On Oct. 18, the product team at cryptocurrency exchange Binance held an ask-me-anything session with users on Reddit. Of particular interest was a discussion that arose regarding retrieval fees for crypto sent on different networks than the recipient’s wallet address on Binance. According to user Maxx3141, who brought up the issue:
“I accidentally send WETH [wrapped Ether] to my Polygon address two months ago. Your exchange supports Polygon, but just for MATIC. It was only like 100$ in value. I found out you previously could recover this for a 30$ fee, and I thought that was fine. But when I contacted you, I found out you just raised the fee to 500 BUSD.”
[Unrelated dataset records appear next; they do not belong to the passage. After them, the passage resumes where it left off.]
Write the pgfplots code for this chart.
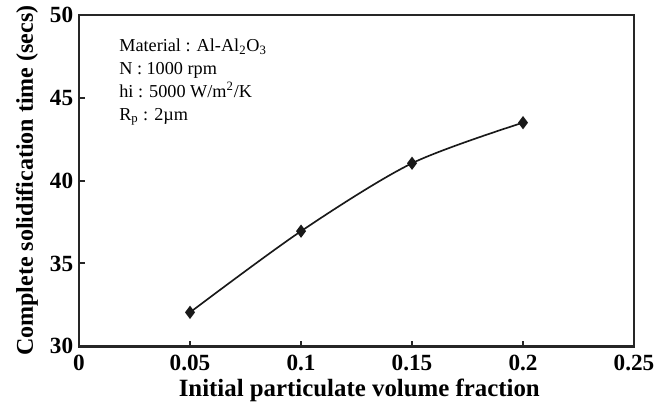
\documentclass[border=0pt]{standalone}
\usepackage{pgfplots}
\pgfplotsset{compat=1.18}
\usepackage{fontspec}
\setmainfont{Liberation Serif}
\begin{document}
\begin{tikzpicture}
\begin{axis}[
  name=ax,
  scale only axis,
  width=335pt, height=200pt,
  xmin=0, xmax=0.25, ymin=30, ymax=50,
  xtick={0,0.05,0.1,0.15,0.2,0.25},
  xticklabels={0,0.05,0.1,0.15,0.2,0.25},
  ytick={30,35,40,45,50},
  tick pos=left,
  tick align=inside,
  major tick length=3.5pt,
  axis line style={line width=1.7pt, black!85},
  every tick/.style={line width=1.2pt, black!85},
  ticklabel style={font=\fontsize{14}{15}\selectfont\bfseries},
  xticklabel style={yshift=-1.5pt},
  /pgf/number format/assume math mode=true,
  xlabel={Initial particulate volume fraction},
  ylabel={Complete solidification time (secs)},
  xlabel style={font=\fontsize{15}{17}\selectfont\bfseries,
    at={(axis description cs:0.505,-0.132)}, anchor=center},
  ylabel style={font=\fontsize{14.5}{16}\selectfont\bfseries,
    at={(axis description cs:-0.094,0.5)}, anchor=center},
  clip=false,
]
\addplot[black!90, line width=1pt, smooth, mark=diamond*, mark size=3.2pt]
  coordinates {(0.05,32.05) (0.1,36.95) (0.15,41.05) (0.2,43.5)};
\node[anchor=north west, align=left, font=\fontsize{11}{13.7}\selectfont,
      inner sep=0pt] at (axis cs:0.018,48.55)
  {Material : Al-Al\textsubscript{2}O\textsubscript{3}\\
   N : 1000 rpm\\
   hi : 5000 W/m\textsuperscript{2}/K\\
   R\textsubscript{p} : 2\textmu m};
\end{axis}
\path (ax.south west) ++(-47.7pt,-39.8pt) coordinate (bbsw);
\path (ax.north east) ++(18.7pt,8.45pt) coordinate (bbne);
\path (bbsw) rectangle (bbne);
\end{tikzpicture}
\end{document}
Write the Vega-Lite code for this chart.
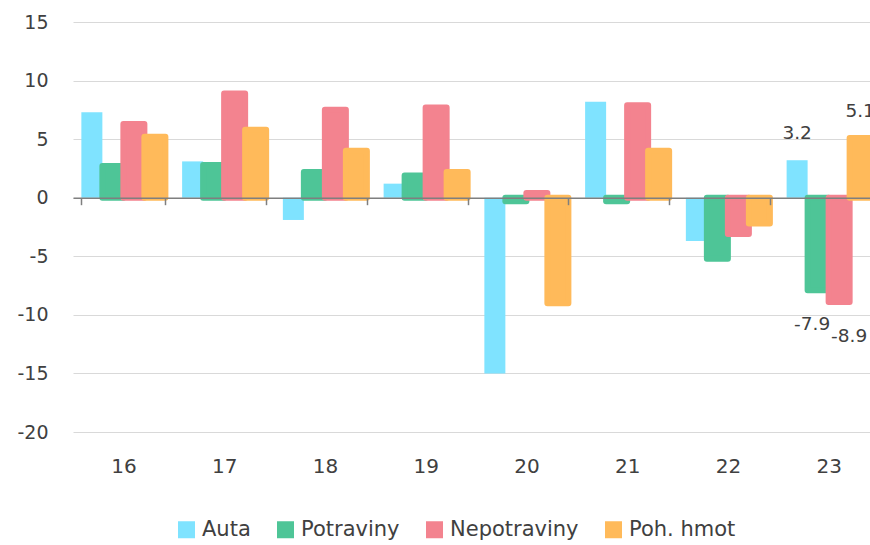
{
  "$schema": "https://vega.github.io/schema/vega-lite/v6.json",
  "autosize": {"type": "none"},
  "padding": {"left": 72, "top": 22, "right": 0, "bottom": 113},
  "width": 798,
  "height": 410,
  "background": "white",
  "config": {
    "font": "DejaVu Sans",
    "locale": {"number": {"decimal": ".", "thousands": ",", "grouping": [3], "currency": ["", ""], "minus": "-"}},
    "view": {"stroke": null},
    "axis": {"labelColor": "#404040", "title": null}
  },
  "data": {
    "values": [
      {"cat": "16", "series": "Auta", "value": 7.3},
      {"cat": "17", "series": "Auta", "value": 3.1},
      {"cat": "18", "series": "Auta", "value": -1.9},
      {"cat": "19", "series": "Auta", "value": 1.2},
      {"cat": "20", "series": "Auta", "value": -15.0},
      {"cat": "21", "series": "Auta", "value": 8.2},
      {"cat": "22", "series": "Auta", "value": -3.7},
      {"cat": "23", "series": "Auta", "value": 3.2},
      {"cat": "16", "series": "Potraviny", "value": 2.7},
      {"cat": "17", "series": "Potraviny", "value": 2.8},
      {"cat": "18", "series": "Potraviny", "value": 2.2},
      {"cat": "19", "series": "Potraviny", "value": 1.9},
      {"cat": "20", "series": "Potraviny", "value": -0.3},
      {"cat": "21", "series": "Potraviny", "value": -0.3},
      {"cat": "22", "series": "Potraviny", "value": -5.2},
      {"cat": "23", "series": "Potraviny", "value": -7.9},
      {"cat": "16", "series": "Nepotraviny", "value": 6.3},
      {"cat": "17", "series": "Nepotraviny", "value": 8.9},
      {"cat": "18", "series": "Nepotraviny", "value": 7.5},
      {"cat": "19", "series": "Nepotraviny", "value": 7.7},
      {"cat": "20", "series": "Nepotraviny", "value": 0.4},
      {"cat": "21", "series": "Nepotraviny", "value": 7.9},
      {"cat": "22", "series": "Nepotraviny", "value": -3.1},
      {"cat": "23", "series": "Nepotraviny", "value": -8.9},
      {"cat": "16", "series": "Poh. hmot", "value": 5.2},
      {"cat": "17", "series": "Poh. hmot", "value": 5.8},
      {"cat": "18", "series": "Poh. hmot", "value": 4.0},
      {"cat": "19", "series": "Poh. hmot", "value": 2.2},
      {"cat": "20", "series": "Poh. hmot", "value": -9.0},
      {"cat": "21", "series": "Poh. hmot", "value": 4.0},
      {"cat": "22", "series": "Poh. hmot", "value": -2.2},
      {"cat": "23", "series": "Poh. hmot", "value": 5.1}
    ]
  },
  "encoding": {
    "x": {
      "field": "cat", "type": "ordinal",
      "scale": {"range": [1, 807], "paddingInner": 0.166, "paddingOuter": 0.083},
      "axis": {
        "offset": -234.3,
        "zindex": 1,
        "domainColor": "#7f7f7f", "domainWidth": 1.5,
        "ticks": true, "tickBand": "extent", "tickColor": "#7f7f7f", "tickSize": 7, "tickWidth": 1.5,
        "grid": false,
        "labelAngle": 0,
        "labelFontSize": 20,
        "labelBaseline": "alphabetic",
        "labelPadding": 268
      }
    },
    "xOffset": {
      "field": "series", "type": "nominal",
      "scale": {"domain": ["Auta", "Potraviny", "Nepotraviny", "Poh. hmot"], "paddingInner": 0, "paddingOuter": 0}
    },
    "y": {
      "field": "value", "type": "quantitative",
      "scale": {"domain": [-20, 15], "nice": false, "zero": false},
      "axis": {
        "values": [-20, -15, -10, -5, 0, 5, 10, 15],
        "domain": false, "ticks": false,
        "grid": true, "gridColor": "#d9d9d9", "gridWidth": 1.2,
        "labelFontSize": 19,
        "labelPadding": 24
      }
    }
  },
  "layer": [
    {
      "mark": {"type": "bar", "strokeJoin": "round"},
      "encoding": {
        "color": {
          "field": "series", "type": "nominal",
          "scale": {"domain": ["Auta", "Potraviny", "Nepotraviny", "Poh. hmot"], "range": ["#7fe3ff", "#4ec597", "#f3838f", "#ffba5a"]},
          "legend": {
            "title": null, "orient": "none", "direction": "horizontal",
            "legendX": 104, "legendY": 497, "padding": 0,
            "symbolType": "square", "symbolSize": 289, "symbolOpacity": 1, "symbolStrokeWidth": 0,
            "labelFontSize": 21, "labelColor": "#404040", "labelOffset": 5,
            "columnPadding": 24
          }
        },
        "stroke": {
          "field": "series", "type": "nominal",
          "scale": {"domain": ["Auta", "Potraviny", "Nepotraviny", "Poh. hmot"], "range": ["#7fe3ff", "#4ec597", "#f3838f", "#ffba5a"]},
          "legend": null
        },
        "strokeWidth": {
          "condition": {"test": "datum.series == 'Auta'", "value": 0},
          "value": 6
        }
      }
    },
    {
      "transform": [{"filter": "datum.cat == '23' && datum.value > 0"}],
      "mark": {"type": "text", "baseline": "alphabetic", "dy": -21, "fontSize": 18.5, "color": "#404040"},
      "encoding": {"text": {"field": "value", "type": "quantitative", "format": ".1f"}}
    },
    {
      "transform": [{"filter": "datum.cat == '23' && datum.series == 'Potraviny'"}],
      "mark": {"type": "text", "baseline": "alphabetic", "dy": 40, "dx": -6, "fontSize": 18.5, "color": "#404040"},
      "encoding": {"text": {"field": "value", "type": "quantitative", "format": ".1f"}}
    },
    {
      "transform": [{"filter": "datum.cat == '23' && datum.series == 'Nepotraviny'"}],
      "mark": {"type": "text", "baseline": "alphabetic", "dy": 40, "dx": 10, "fontSize": 18.5, "color": "#404040"},
      "encoding": {"text": {"field": "value", "type": "quantitative", "format": ".1f"}}
    }
  ]
}
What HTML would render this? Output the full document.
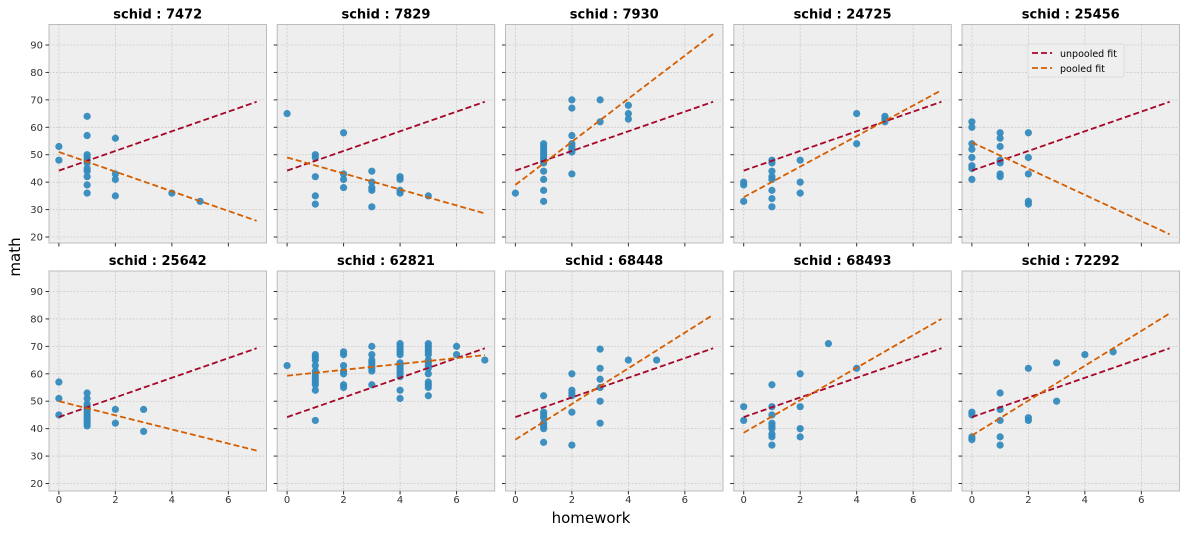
<!DOCTYPE html><html><head><meta charset="utf-8"><style>body{margin:0;background:#fff}svg{display:block;font-family:"DejaVu Sans","Liberation Sans",sans-serif}</style></head><body>
<svg id="s" width="1186" height="533" xmlns="http://www.w3.org/2000/svg"></svg>
<script>
const P=[
["7472",[[0,53],[0,48],[1,64],[1,57],[1,50],[1,49],[1,48],[1,47],[1,45],[1,44],[1,42],[1,39],[1,36],[2,56],[2,43],[2,41],[2,35],[4,36],[5,33]],51,25.9],
["7829",[[0,65],[1,50],[1,49],[1,42],[1,35],[1,32],[2,58],[2,43],[2,41],[2,38],[3,44],[3,40],[3,38],[3,37],[3,31],[4,42],[4,41],[4,37],[4,36],[5,35]],49,28.6],
["7930",[[0,36],[1,54],[1,53],[1,52],[1,51],[1,50],[1,49],[1,48],[1,47],[1,44],[1,41],[1,37],[1,33],[2,70],[2,67],[2,57],[2,54],[2,53],[2,52],[2,51],[2,43],[3,70],[3,62],[4,68],[4,65],[4,63]],39,94],
["24725",[[0,40],[0,39],[0,33],[1,48],[1,47],[1,44],[1,42],[1,41],[1,37],[1,34],[1,31],[2,48],[2,40],[2,36],[4,65],[4,54],[5,64],[5,63],[5,62]],34.5,73.5],
["25456",[[0,62],[0,60],[0,54],[0,52],[0,49],[0,46],[0,45],[0,41],[1,58],[1,56],[1,53],[1,48],[1,47],[1,43],[1,42],[2,58],[2,49],[2,43],[2,33],[2,32]],54.5,21],
["25642",[[0,57],[0,51],[0,45],[1,53],[1,51],[1,49],[1,48],[1,47],[1,46],[1,45],[1,44],[1,43],[1,42],[1,41],[2,47],[2,42],[3,47],[3,39]],50,32],
["62821",[[0,63],...[67,66,65,63,61,60,59,58,57,56,54,43].map(v=>[1,v]),...[68,67,63,61,60,56,55].map(v=>[2,v]),...[70,67,65,64,63,62,61,56].map(v=>[3,v]),...[71,70,69,68,67,64,63,62,61,60,59,54,51].map(v=>[4,v]),...[71,70,69,68,67,65,64,63,62,60,57,56,55,52].map(v=>[5,v]),[6,70],[6,67],[7,65]],59.3,66.8],
["68448",[[1,52],[1,46],[1,45],[1,44],[1,42],[1,41],[1,40],[1,35],[2,60],[2,54],[2,53],[2,52],[2,46],[2,34],[3,69],[3,62],[3,58],[3,55],[3,50],[3,42],[4,65],[5,65]],36,81.5],
["68493",[[0,48],[0,43],[1,56],[1,48],[1,45],[1,42],[1,41],[1,40],[1,38],[1,37],[1,34],[2,60],[2,48],[2,40],[2,37],[3,71],[4,62]],38.5,80],
["72292",[[0,46],[0,45],[0,37],[0,36],[1,53],[1,47],[1,43],[1,37],[1,34],[2,62],[2,44],[2,43],[3,64],[3,50],[4,67],[5,68]],37.5,82]];
const L=[49,277.2,505.5,733.8,962],W=217.5;let h='';
P.forEach((p,i)=>{const r=Math.floor(i/5),c=i%5,x0=L[c],top=r?271:24.5,bot=r?491:243;
const X=v=>x0+(v+0.35)*W/7.7,Y=v=>top+20.5+(90-v)*2.743;
h+=`<rect x="${x0}" y="${top}" width="${W}" height="${bot-top}" fill="#eeeeee" stroke="#bcbcbc" stroke-width="1"/>`;
for(let v=0;v<=6;v+=2){h+=`<line x1="${X(v)}" x2="${X(v)}" y1="${top}" y2="${bot}" stroke="#cbcbcb" stroke-width="0.8" stroke-dasharray="2,1.5"/><line x1="${X(v)}" x2="${X(v)}" y1="${bot}" y2="${bot+3.5}" stroke="#333"/>`;
 if(r)h+=`<text x="${X(v)}" y="${bot+12}" font-size="10" fill="#333" text-anchor="middle">${v}</text>`;}
for(let v=20;v<=90;v+=10){h+=`<line x1="${x0}" x2="${x0+W}" y1="${Y(v)}" y2="${Y(v)}" stroke="#cbcbcb" stroke-width="0.8" stroke-dasharray="2,1.5"/><line x1="${x0-3.5}" x2="${x0}" y1="${Y(v)}" y2="${Y(v)}" stroke="#333"/>`;
 if(!c)h+=`<text x="${x0-6}" y="${Y(v)+3.5}" font-size="10" fill="#333" text-anchor="end">${v}</text>`;}
p[1].forEach(q=>h+=`<circle cx="${X(q[0])}" cy="${Y(q[1])}" r="3.6" fill="#348ABD" fill-opacity="0.95"/>`);
h+=`<line x1="${X(0)}" y1="${Y(44.2)}" x2="${X(7)}" y2="${Y(69.3)}" stroke="#A60628" stroke-width="1.8" stroke-dasharray="6,3"/>`;
h+=`<line x1="${X(0)}" y1="${Y(p[2])}" x2="${X(7)}" y2="${Y(p[3])}" stroke="#D55E00" stroke-width="1.8" stroke-dasharray="6,3"/>`;
h+=`<text x="${x0+W/2}" y="${top-6}" font-size="13" font-weight="bold" text-anchor="middle">schid : ${p[0]}</text>`;});
h+=`<rect x="1028" y="44" width="96" height="33" rx="2" fill="#eeeeee" fill-opacity="0.9" stroke="#d8d8d8" stroke-width="0.8"/>
<line x1="1032" x2="1052" y1="53" y2="53" stroke="#A60628" stroke-width="1.8" stroke-dasharray="6,3"/><text x="1060" y="57" font-size="9.5">unpooled fit</text>
<line x1="1032" x2="1052" y1="68" y2="68" stroke="#D55E00" stroke-width="1.8" stroke-dasharray="6,3"/><text x="1060" y="72" font-size="9.5">pooled fit</text>
<text x="591" y="523" font-size="15" text-anchor="middle">homework</text>
<text transform="translate(20,257) rotate(-90)" font-size="15" text-anchor="middle">math</text>`;
document.getElementById('s').innerHTML=h;
</script></body></html>
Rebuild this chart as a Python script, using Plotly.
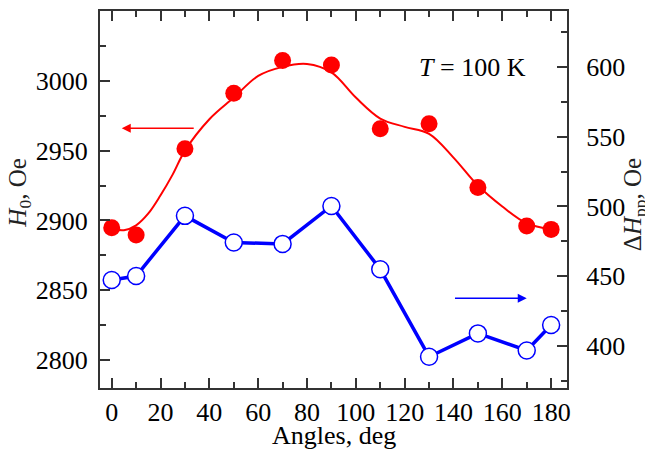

Another user, Superb_Dragonfruit63, also raised the issue of having to pay 500 BUSD for crypto retrievals on unmatched transactions, to which the Binance staff responded:
“Token retrieval requires tech and operating effort, which is why we charge a certain fee for processing. It would cost similar effort and time regardless of the value. Thank you for the feedback; we will continue to review our fee structure as we progress.”
Unlike noncustodial wallets, wallets on centralized exchanges require matching the deposit network addresses of the sender and the recipient. Thus, accidents such as sending unlisted tokens or coins on different networks that are otherwise compatible (i.e., sending Bep-20 BNB to an ERC-20 ETH address) result in the funds failing to appear on the exchange’s user interface. Instead, exchange staff must manually access their wallet address to recover the funds.
A few months prior, Binance charged 0.001 BTC (around $40 at the time) to recover users’ funds that had been sent erroneously. However, not everyone felt sympathy for the users voicing their displeasure at the fee increase. One individual, gamma55, wrote a while back in a post on the same issue:
“Given that Binance needs to pass the issue to someone with privileges to do manual transfers from hot wallets, the fee is pretty normal, really. The normal hourly price for a person of that rank [with access priviledge] is easily hundreds of dollars, so they just bill you what they would for bigger clients. Don’t send coins and tokens on the wrong networks, and it won’t cost you a cent extra. Fifty bucks was too cheap and was probably abused to gain support for unsupported shit.”